Cette exaspération des transporteurs sénégalais et de certains commerçants n’est rien en comparaison de la souffrance que le peuple gambien endure à cause de ce blocus. Car la Gambie ne partageant de frontières qu’avec le Sénégal voit aujourd’hui son économie quasiment asphyxiée.

Dans le port de Banjul, des conteneurs s’entassent en attente d’embarquement. Plus loin, au marché central, les commerçants font grise mine en se tournant les pouces, faute de clients. « Le blocus n’arrange personne, car nous tirons nos revenus des grands commerçants sénégalais usagers du ferry. Ils ne viennent plus parce que la libre circulation des biens est désormais interdite », soupire Abdoul Diop, un commerçant gambien. Même constat chez les cuisinières du marché qui déplorent la raréfaction de la clientèle.

« Les pots cassés »

« L’Etat a de plus en plus du mal à payer les salaires. Au mois de mars, j’ai reçu la moitié du mien.

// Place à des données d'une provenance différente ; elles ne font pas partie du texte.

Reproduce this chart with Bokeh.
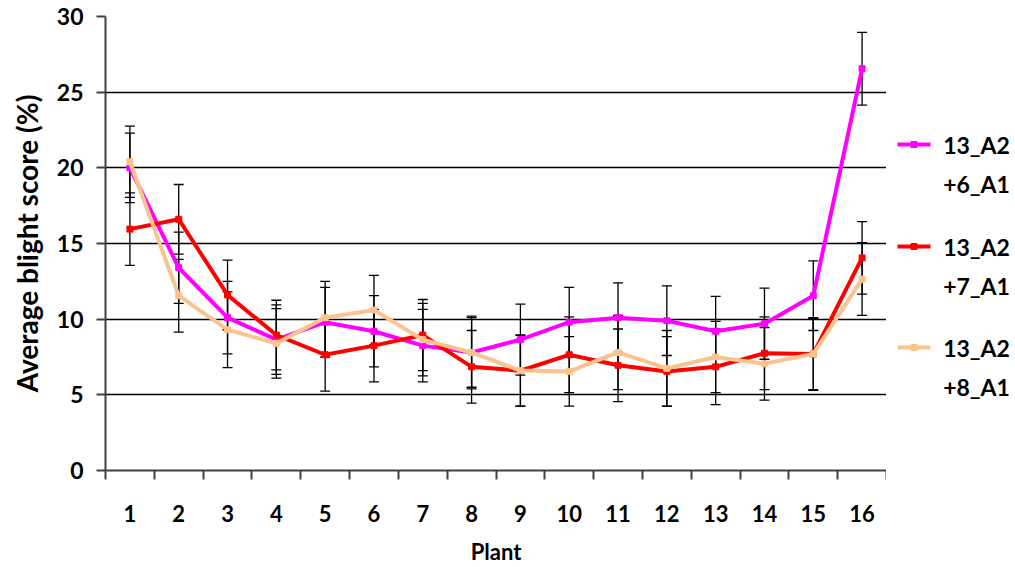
from bokeh.plotting import figure
from bokeh.models import Range1d, FixedTicker, Whisker, ColumnDataSource, TeeHead
from bokeh.layouts import row
from bokeh.embed import file_html
from bokeh.resources import INLINE
from bokeh.core.properties import value

# ---------------- data ----------------
plants = list(range(1, 17))
y_ticks = [0, 5, 10, 15, 20, 25, 30]

series_top = ["13_A2", "13_A2", "13_A2"]
series_bottom = ["+6_A1", "+7_A1", "+8_A1"]
colors = ["#FF00FF", "#FF0000", "#FBC48F"]

s6 = [20.0, 13.4, 10.1, 8.65, 9.8, 9.2, 8.25, 7.8, 8.65, 9.8, 10.1, 9.9, 9.2, 9.7, 11.55, 26.55]
s7 = [15.95, 16.6, 11.6, 8.95, 7.65, 8.25, 8.95, 6.85, 6.6, 7.65, 6.95, 6.55, 6.85, 7.75, 7.7, 14.05]
s8 = [20.4, 11.55, 9.3, 8.4, 10.1, 10.6, 8.65, 7.8, 6.6, 6.55, 7.8, 6.75, 7.5, 7.05, 7.7, 12.65]

e6 = [2.3, 2.35, 2.4, 2.3, 2.3, 2.35, 2.4, 2.3, 2.35, 2.3, 2.3, 2.3, 2.3, 2.35, 2.3, 2.4]
e7 = [2.4, 2.3, 2.3, 2.3, 2.4, 2.4, 2.35, 2.4, 2.35, 2.5, 2.4, 2.3, 2.5, 2.4, 2.35, 2.4]
e8 = [2.35, 2.4, 2.5, 2.3, 2.4, 2.3, 2.4, 2.4, 2.35, 2.3, 2.45, 2.5, 2.35, 2.4, 2.4, 2.4]

values = [s6, s7, s8]
errors = [e6, e7, e8]

x_title = "Plant"
y_title = "Average blight score (%)"

FONT = value("Lato")

# ---------------- main chart ----------------
p = figure(width=886, height=567,
           x_range=Range1d(0.5, 16.5), y_range=Range1d(0, 30),
           output_backend="svg", toolbar_location=None,
           min_border_left=105, min_border_top=16, min_border_right=0, min_border_bottom=97)
p.outline_line_color = None
p.background_fill_color = "white"
p.border_fill_color = "white"

p.xgrid.grid_line_color = None
p.ygrid.grid_line_color = "black"
p.ygrid.grid_line_width = 1.5

xa = p.xaxis[0]
xa.ticker = FixedTicker(ticks=plants, minor_ticks=[i + 0.5 for i in range(0, 17)])
xa.major_tick_out = 0
xa.major_tick_in = 0
xa.minor_tick_out = 9
xa.minor_tick_in = 0
xa.minor_tick_line_color = "#404040"
xa.minor_tick_line_width = 2
xa.axis_line_color = "#404040"
xa.axis_line_width = 2
xa.major_label_text_font = "Lato"
xa.major_label_text_font_style = "bold"
xa.major_label_text_font_size = "22px"
xa.major_label_text_color = "black"
xa.major_label_standoff = 25
xa.axis_label = x_title
xa.axis_label_text_font = "Lato"
xa.axis_label_text_font_style = "bold"
xa.axis_label_text_font_size = "22px"
xa.axis_label_text_color = "black"
xa.axis_label_standoff = 13

ya = p.yaxis[0]
ya.ticker = FixedTicker(ticks=y_ticks, minor_ticks=[])
ya.major_tick_out = 9
ya.major_tick_in = 0
ya.major_tick_line_color = "#404040"
ya.major_tick_line_width = 2
ya.axis_line_color = "#404040"
ya.axis_line_width = 2
ya.major_label_text_font = "Lato"
ya.major_label_text_font_style = "bold"
ya.major_label_text_font_size = "23px"
ya.major_label_text_color = "black"
ya.major_label_standoff = 13
ya.axis_label = y_title
ya.axis_label_text_font = "Lato"
ya.axis_label_text_font_style = "bold"
ya.axis_label_text_font_size = "28px"
ya.axis_label_text_color = "black"
ya.axis_label_standoff = 10

for vals, col in zip(values, colors):
    p.line(plants, vals, line_color=col, line_width=4, line_join="miter")
    p.scatter(plants, vals, marker="square", size=6, fill_color=col, line_color=col)

for vals, errs in zip(values, errors):
    src = ColumnDataSource(dict(x=plants,
                                upper=[v + e for v, e in zip(vals, errs)],
                                lower=[v - e for v, e in zip(vals, errs)]))
    w = Whisker(base="x", upper="upper", lower="lower", source=src,
                line_color="black", line_width=1.3,
                upper_head=TeeHead(size=10, line_color="black", line_width=1.3),
                lower_head=TeeHead(size=10, line_color="black", line_width=1.3))
    p.add_layout(w)

# ---------------- legend panel (frame aligned with the chart frame) ----------------
q = figure(width=129, height=567,
           x_range=Range1d(886, 1015), y_range=Range1d(470, 16),
           output_backend="svg", toolbar_location=None,
           x_axis_location=None, y_axis_location=None,
           min_border=0, min_border_top=16, min_border_bottom=97)
q.outline_line_color = None
q.xgrid.grid_line_color = None
q.ygrid.grid_line_color = None

leg_y = [144, 246, 347]
for ly, col, t1, t2 in zip(leg_y, colors, series_top, series_bottom):
    q.segment(x0=[897], y0=[ly], x1=[930], y1=[ly], line_color=col, line_width=4)
    q.scatter([913.5], [ly], marker="square", size=6, fill_color=col, line_color=col)
    q.text([976], [ly], text=[t1], text_font=FONT, text_font_style="bold",
           text_font_size="23px", text_align="center", text_baseline="middle", text_color="black")
    q.text([976], [ly + 39], text=[t2], text_font=FONT, text_font_style="bold",
           text_font_size="23px", text_align="center", text_baseline="middle", text_color="black")

layout = row(p, q)
open("out.html", "w").write(file_html(layout, INLINE))
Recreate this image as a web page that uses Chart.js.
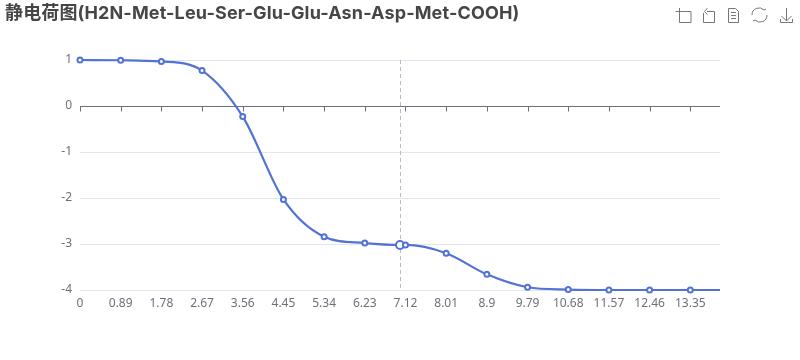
<!DOCTYPE html>
<html>
<head>
<meta charset="utf-8">
<script src="https://cdn.jsdelivr.net/npm/chart.js@4"></script>
<style>
  html, body { margin: 0; padding: 0; background: #fff; }
  #box { position: relative; width: 800px; height: 360px; overflow: hidden; }
  #title { position: absolute; left: 5px; top: 1px; font: bold 18px "Inter", "Noto Sans CJK SC", sans-serif; letter-spacing: 0.13px; line-height: 24px; color: #464646; white-space: nowrap; }
  #tools { position: absolute; left: 0; top: 0; }
  #c { position: absolute; left: 0; top: 0; }
</style>
</head>
<body>
<div id="box">
  <canvas id="c" width="800" height="360"></canvas>
  <div id="title">静电荷图(H2N-Met-Leu-Ser-Glu-Glu-Asn-Asp-Met-COOH)</div>
  <svg id="tools" width="800" height="30" fill="none" stroke="#777" stroke-width="1">
    <path d="M679.500 8v14.500h11.500V11.500H675.500"/>
    <path d="M707 11.500h7.500v11h-11V13M707.500 8l-3 3.500 3 3"/>
    <path d="M728.500 8.500h7l3 3v11h-10zM731 12.500h5M731 15.500h5M731 18.500h5"/>
    <path d="M752 15a7 7 0 0 1 12-5l2-1M767 15a7 7 0 0 1-12 5l-2 1"/>
    <path d="M786.500 8v13M781.500 16l5 5 5-5M780.500 19v3.500h12V19"/>
  </svg>
</div>
<script>
  const xValues = [0, 0.89, 1.78, 2.67, 3.56, 4.45, 5.34, 6.23, 7, 7.12, 8.01, 8.9, 9.79, 10.68, 11.57, 12.46, 13.35, 14];
  const chargeValues = [1, 0.995, 0.97, 0.77, -0.23, -2.03, -2.84, -2.98, -3.02, -3.02, -3.2, -3.66, -3.94, -3.99, -4, -4, -4, -4];
  const xTicks = [0, 0.89, 1.78, 2.67, 3.56, 4.45, 5.34, 6.23, 7.12, 8.01, 8.9, 9.79, 10.68, 11.57, 12.46, 13.35];
  const yTicks = [1, 0, -1, -2, -3, -4];
  const hoverX = 7;

  const lineColor = "#5272d6";
  const labelColor = "#6e7079";

  // x轴线画在 y=0 的位置，刻度标签留在底部
  const zeroAxis = {
    id: "zeroAxis",
    beforeDatasetsDraw(chart) {
      const { ctx, scales } = chart;
      const y0 = Math.round(scales.y.getPixelForValue(0)) + 0.5;
      ctx.save();
      ctx.strokeStyle = labelColor;
      ctx.lineWidth = 1;
      ctx.beginPath();
      ctx.moveTo(scales.x.left, y0);
      ctx.lineTo(scales.x.right, y0);
      xTicks.forEach(t => {
        const px = Math.round(scales.x.getPixelForValue(t)) + 0.5;
        ctx.moveTo(px, y0);
        ctx.lineTo(px, y0 + 5);
      });
      ctx.stroke();

      // 悬停时的竖直虚线
      const hx = Math.round(scales.x.getPixelForValue(hoverX)) + 0.5;
      ctx.strokeStyle = "#b6b9c6";
      ctx.setLineDash([4, 3]);
      ctx.beginPath();
      ctx.moveTo(hx, scales.y.top);
      ctx.lineTo(hx, scales.y.bottom);
      ctx.stroke();
      ctx.restore();
    },
  };

  new Chart(document.getElementById("c").getContext("2d"), {
    type: "line",
    data: {
      datasets: [
        {
          label: "charge",
          data: xValues.map((x, i) => ({ x: x, y: chargeValues[i] })),
          borderColor: lineColor,
          borderWidth: 2.2,
          clip: false,
          cubicInterpolationMode: "monotone",
          backgroundColor: "#fff",
          pointBackgroundColor: "#fff",
          pointBorderColor: lineColor,
          pointBorderWidth: 2,
          pointRadius: ctx => {
            const x = xValues[ctx.dataIndex];
            if (x === hoverX) return 4;
            if (x === 14) return 0;
            return 2.5;
          },
        },
      ],
    },
    plugins: [zeroAxis],
    options: {
      responsive: false,
      animation: false,
      layout: { padding: { top: 60, right: 80, bottom: 0, left: 0 } },
      plugins: { legend: { display: false }, tooltip: { enabled: false } },
      scales: {
        x: {
          type: "linear",
          min: 0,
          max: 14,
          afterBuildTicks: axis => { axis.ticks = xTicks.map(v => ({ value: v })); },
          afterFit: axis => { axis.height = 70; },
          grid: { display: false, drawTicks: false },
          border: { display: false },
          ticks: {
            color: labelColor,
            padding: 6,
            autoSkip: false,
            maxRotation: 0,
            font: { size: 12, family: "Noto Sans" },
            callback: v => String(v),
          },
        },
        y: {
          min: -4,
          max: 1,
          afterBuildTicks: axis => { axis.ticks = yTicks.map(v => ({ value: v })); },
          afterFit: axis => { axis.width = 80; },
          grid: {
            color: c => (c.tick && c.tick.value === 0 ? "transparent" : "#e0e6f1"),
            drawTicks: false,
          },
          border: { display: false },
          ticks: {
            color: labelColor,
            padding: 8,
            font: { size: 12, family: "Noto Sans" },
          },
        },
      },
    },
  });
</script>
</body>
</html>
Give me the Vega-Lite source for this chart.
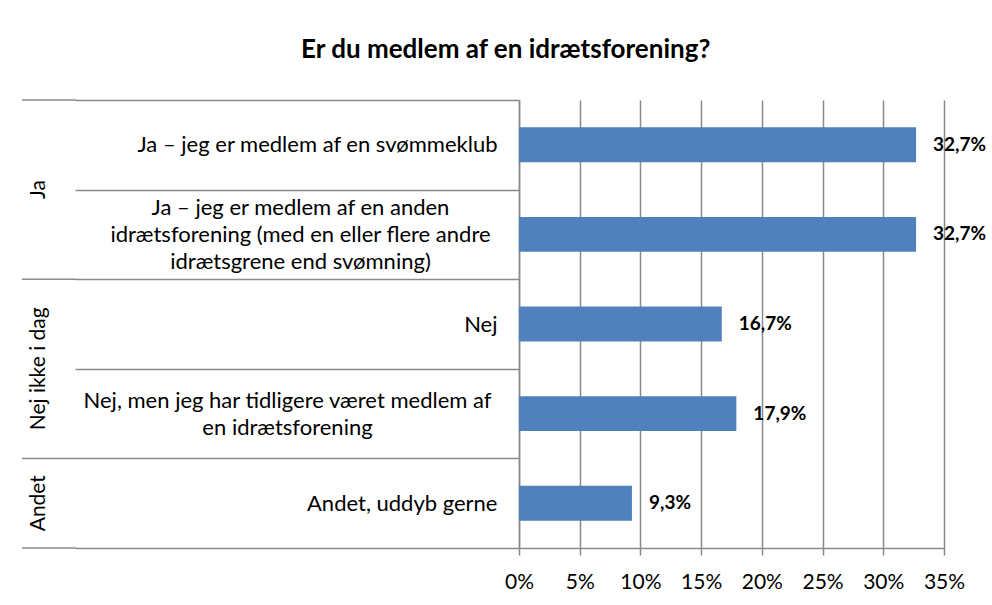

Le président Jammeh n’en fait qu’à sa tête et, malheureusement, c’est le peuple qui paie les pots cassés », confie un policier gambien rencontré à l’hôtel Kaïraba où se déroule jusqu’au 20 avril la 58e session de la Commission africaine des droits de l’homme et des peuples.

Le gouvernement gambien s’est plaint, fin mars, auprès de la commission de la Communauté économique des Etats d’Afrique de l’Ouest (Cédéao), en soutenant que le Sénégal asphyxiait son économie par ce blocus. « Mais l’attitude de l’Etat du Sénégal peut se comprendre, explique l’analyste politique Mamadou Wane, ancien haut cadre des Nations unies. Le président Macky Sall est le président en exercice de la Cédéao, organe qui prône la libre circulation des personnes et des biens. Ce serait donc très mal vu s’il venait à fermer officiellement ses propres frontières et cela créerait un dangereux précédent. »

Les transporteurs sénégalais, qui continuent à contourner la Gambie, posent comme préalable à un retour à la transgambienne l’engagement avec garanties du président Jammeh de ne plus utiliser ses frontières comme un « moyen de pression » sur le Sénégal. Reste à savoir si l’idée fera son chemin. Et vite.